Une première saison portée par ses acteurs :

Après avoir été longtemps réticents à nous plonger dans Euphoria, ressentant une aversion profonde pour les récits d’addiction, et leurs histoires trop prévisibles de déchéance, nous avons fini par en regarder la première saison, quand on nous l’a présentée comme une sorte de version US de ce Sex Education anglais que nous adorons. Et, de fait, nous avons apprécié ce portrait lucide de la sexualité des adolescents, confrontés à la mutation accélérée des comportements, des valeurs, des modes de communication individuels, dans un contexte d’angoisse générale quant à l’avenir de nos sociétés : les dommages causés par la virtualisation des rapports, la difficulté croissante de se choisir des repères moraux qui permettent d’effectuer une difficile transition vers l’âge adulte, le poids décuplé par les réseaux sociaux de l’image et du regard de l’autre, tout cela est en effet pertinent, et la plupart du temps, passionnant, même. Même en prenant en compte l’exagération (ou l’avance sur nous ?) états-unienne – déliquescence de la cellule familiale, omniprésence des drogues, recours immédiat à la violence, goût pour la pornographie associé à une pudibonderie profonde -, il est facile de voir en Euphoria une description juste, et qui plus est, empathique, des épreuves que traversent nos enfants. Et cela rend le visionnage de cette première saison important pour quiconque s’intéresse un minimum à ces questions, assez déterminantes quand même pour notre avenir à tous.

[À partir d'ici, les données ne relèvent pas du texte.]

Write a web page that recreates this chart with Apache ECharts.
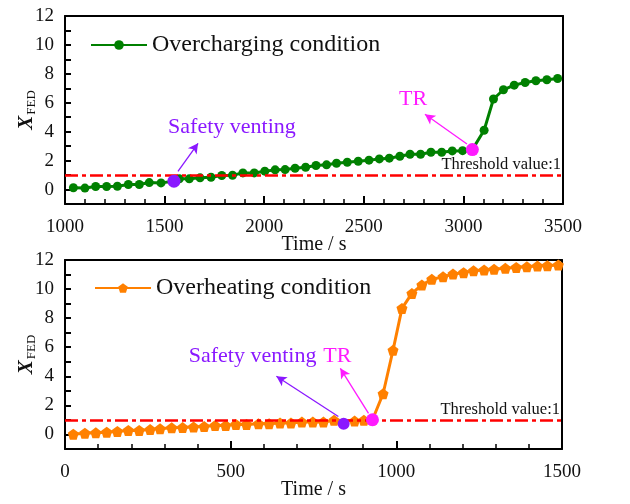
<!DOCTYPE html>
<html>
<head>
<meta charset="utf-8">
<script src="https://cdn.jsdelivr.net/npm/echarts@6/dist/echarts.min.js"></script>
<style>
  html, body { margin: 0; padding: 0; background: #fff; }
  #chart { width: 630px; height: 504px; }
</style>
</head>
<body>
<div id="chart"></div>
<script>
// overcharging condition (top panel)
const chargeTime = [1042, 1100, 1154, 1209, 1263, 1318, 1373, 1423, 1482, 1547, 1574, 1624, 1678, 1733, 1787, 1841,
  1893, 1950, 2003, 2055, 2105, 2155, 2208, 2260, 2313, 2363, 2417, 2472, 2526, 2578, 2628, 2681, 2732, 2785,
  2837, 2891, 2944, 2996, 3045, 3104, 3151, 3201, 3255, 3310, 3364, 3419, 3473];
const chargeFed = [0.12, 0.1, 0.21, 0.21, 0.23, 0.35, 0.35, 0.48, 0.46, 0.58, 0.74, 0.74, 0.81, 0.85, 0.97, 0.99,
  1.15, 1.15, 1.27, 1.36, 1.38, 1.47, 1.54, 1.66, 1.71, 1.82, 1.89, 1.96, 2.03, 2.12, 2.17, 2.3, 2.44, 2.44,
  2.58, 2.58, 2.67, 2.69, 2.76, 4.1, 6.26, 6.9, 7.22, 7.4, 7.52, 7.59, 7.68];

// overheating condition (bottom panel)
const heatTime = [25, 60, 93, 126, 158, 191, 224, 257, 287, 322, 355, 388, 420, 453, 485, 516, 548, 584, 616, 649,
  682, 715, 748, 780, 812, 874, 902, 928, 960, 990, 1017, 1047, 1077, 1107, 1141, 1171, 1203, 1233, 1265, 1295,
  1329, 1362, 1394, 1426, 1456, 1489];
const heatFed = [0.02, 0.09, 0.11, 0.16, 0.21, 0.28, 0.28, 0.34, 0.39, 0.46, 0.48, 0.51, 0.55, 0.62, 0.62, 0.69,
  0.69, 0.74, 0.74, 0.78, 0.78, 0.85, 0.85, 0.85, 0.97, 0.92, 0.97, 1.01, 2.8, 5.79, 8.67, 9.7, 10.28, 10.67,
  10.85, 11.03, 11.13, 11.26, 11.31, 11.36, 11.43, 11.49, 11.54, 11.59, 11.61, 11.66];

// highlighted events [time, X_FED]
const chargeVent = [1547, 0.58];
const chargeTR = [3045, 2.76];
const heatVent = [841, 0.74];
const heatTR = [928, 1.01];
const threshold = 1;

const serif = 'Liberation Serif';
const purple = '#8a18ff';
const magenta = '#ff1aff';
const pentagon = 'path://M0,-10 L9.5,-3.1 L5.9,8.1 L-5.9,8.1 L-9.5,-3.1 Z';

const zip = (xs, ys) => xs.map((x, i) => [x, ys[i]]);
const frameLine = () => ({ show: true, onZero: false, lineStyle: { color: '#000', width: 2 } });

// labelled axes (no ticks, those come from the tick-only axes below)
function yAxisOpt(gridIndex) {
  return {
    gridIndex: gridIndex,
    type: 'value',
    position: 'left',
    min: -1,
    max: 12,
    interval: 2,
    name: '{x|X}{s|FED}',
    nameLocation: 'middle',
    nameGap: 27,
    nameMoveOverlap: false,
    nameRotate: 90,
    nameTextStyle: {
      rich: {
        x: { fontFamily: serif, fontSize: 21, fontStyle: 'italic', fontWeight: 'bold', color: '#111' },
        s: { fontFamily: serif, fontSize: 13, color: '#111', padding: [10, 0, 0, 1] }
      }
    },
    axisLine: frameLine(),
    axisTick: { show: false },
    axisLabel: {
      fontFamily: serif, fontSize: 19, color: '#111', margin: 11,
      customValues: [0, 2, 4, 6, 8, 10, 12]
    },
    splitLine: { show: false }
  };
}

function xAxisOpt(gridIndex, min, max) {
  return {
    gridIndex: gridIndex,
    type: 'value',
    position: 'bottom',
    min: min,
    max: max,
    interval: 500,
    name: 'Time / s',
    nameLocation: 'middle',
    nameGap: 31,
    nameMoveOverlap: false,
    nameTextStyle: { fontFamily: serif, fontSize: 20, color: '#111' },
    axisLine: frameLine(),
    axisTick: { show: false },
    axisLabel: { fontFamily: serif, fontSize: 19, color: '#111', margin: 14, formatter: v => String(v) },
    splitLine: { show: false }
  };
}

// tick-only axes laid over the labelled ones
function tickX(gridIndex, min, max) {
  return {
    gridIndex: gridIndex, type: 'value', position: 'bottom', min: min, max: max, interval: 500,
    axisLine: { show: false, onZero: false },
    axisTick: { show: true, inside: true, length: 8, lineStyle: { color: '#000', width: 2 } },
    minorTick: { show: true, splitNumber: 5, length: 5, lineStyle: { color: '#000', width: 1.5 } },
    axisLabel: { show: false }, splitLine: { show: false }
  };
}
function tickY(gridIndex) {
  return {
    gridIndex: gridIndex, type: 'value', position: 'left', min: -1, max: 12, interval: 1,
    axisLine: { show: false, onZero: false },
    axisTick: { show: true, inside: true, length: 6, lineStyle: { color: '#000', width: 2 } },
    axisLabel: { show: false }, splitLine: { show: false }
  };
}

// plain axes that close the frame on the top and right
function frameX(gridIndex, min, max) {
  return { gridIndex: gridIndex, type: 'value', position: 'top', min: min, max: max,
    axisLine: frameLine(), axisTick: { show: false }, axisLabel: { show: false }, splitLine: { show: false } };
}
function frameY(gridIndex) {
  return { gridIndex: gridIndex, type: 'value', position: 'right', min: -1, max: 12,
    axisLine: frameLine(), axisTick: { show: false }, axisLabel: { show: false }, splitLine: { show: false } };
}

// threshold line + two arrows, all in one markLine
function lines(arrows) {
  const data = [{
    yAxis: threshold,
    lineStyle: { color: '#ff0000', width: 2.5, type: [13, 4, 4, 4] },
    label: {
      show: true, position: 'insideEndTop', formatter: 'Threshold value:' + threshold,
      fontFamily: serif, fontSize: 16.5, color: '#111', distance: 2
    }
  }];
  arrows.forEach(a => {
    data.push([
      { coord: a.from, symbol: 'none', lineStyle: { color: a.color, width: 1.3, type: 'solid' }, label: { show: false } },
      { coord: a.to, symbol: 'arrow' }
    ]);
  });
  return { silent: true, symbol: 'none', symbolSize: [8, 10], label: { show: false }, data: data };
}

// event dots + their text labels
function points(events) {
  const data = [];
  events.forEach(e => {
    data.push({ coord: e.at, symbol: 'circle', symbolSize: e.size, itemStyle: { color: e.color }, label: { show: false } });
    data.push({
      coord: e.textAt, symbol: 'circle', symbolSize: 0,
      label: { show: true, position: 'inside', formatter: e.text, fontFamily: serif, fontSize: 22, color: e.color }
    });
  });
  return { silent: true, animation: false, data: data };
}

const chart = echarts.init(document.getElementById('chart'));

chart.setOption({
  animation: false,
  grid: [
    { left: 65, right: 67, top: 16, height: 188, outerBoundsMode: 'none' },
    { left: 65, right: 68, top: 260, height: 189, outerBoundsMode: 'none' }
  ],
  legend: [
    {
      data: ['Overcharging condition'], left: 85, top: 28, itemWidth: 56, itemHeight: 12, itemGap: 12,
      textStyle: { fontFamily: serif, fontSize: 24, color: '#111' }
    },
    {
      data: ['Overheating condition'], left: 89, top: 271, itemWidth: 56, itemHeight: 12, itemGap: 8,
      textStyle: { fontFamily: serif, fontSize: 24, color: '#111' }
    }
  ],
  xAxis: [xAxisOpt(0, 1000, 3500), xAxisOpt(1, 0, 1500), frameX(0, 1000, 3500), frameX(1, 0, 1500),
    tickX(0, 1000, 3500), tickX(1, 0, 1500)],
  yAxis: [yAxisOpt(0), yAxisOpt(1), frameY(0), frameY(1), tickY(0), tickY(1)],
  series: [
    {
      name: 'Overcharging condition',
      type: 'line',
      xAxisIndex: 0, yAxisIndex: 0,
      data: zip(chargeTime, chargeFed),
      symbol: 'circle', symbolSize: 9,
      itemStyle: { color: '#008000' },
      lineStyle: { color: '#008000', width: 3 },
      markLine: lines([
        { color: purple, from: [1567, 1.25], to: [1668, 3.2] },
        { color: magenta, from: [3018, 3.15], to: [2807, 5.2] }
      ]),
      markPoint: points([
        { at: chargeVent, size: 13, color: purple, text: 'Safety venting', textAt: [1838, 4.3] },
        { at: chargeTR, size: 13, color: magenta, text: 'TR', textAt: [2747, 6.25] }
      ])
    },
    {
      name: 'Overheating condition',
      type: 'line',
      xAxisIndex: 1, yAxisIndex: 1,
      data: zip(heatTime, heatFed),
      symbol: pentagon, symbolSize: 11,
      itemStyle: { color: '#ff8000' },
      lineStyle: { color: '#ff8000', width: 3 },
      markLine: lines([
        { color: purple, from: [825, 1.24], to: [638, 4.0] },
        { color: magenta, from: [916, 1.45], to: [831, 4.55] }
      ]),
      markPoint: points([
        { at: heatVent, size: 12, color: purple, text: 'Safety venting', textAt: [566, 5.4] },
        { at: heatTR, size: 13, color: magenta, text: 'TR', textAt: [822, 5.4] }
      ])
    }
  ]
});
</script>
</body>
</html>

Euphoria S2 afficheCe qui ne veut pas dire que Euphoria soit le chef d’œuvre que beaucoup de gens célèbrent en ce moment. Si nous avons réussi à surmonter partiellement notre aversion pour les histoires de camés, c’est surtout grâce au talent de la jeune Zendaya, crédible dans toutes les situations – souvent extrêmes – qu’elle traverse : il reste néanmoins que nous n’avons pas pu éviter de soupirer d’ennui devant ses diverses rechutes, et l’inévitable répétitivité de ce parcours sans surprise.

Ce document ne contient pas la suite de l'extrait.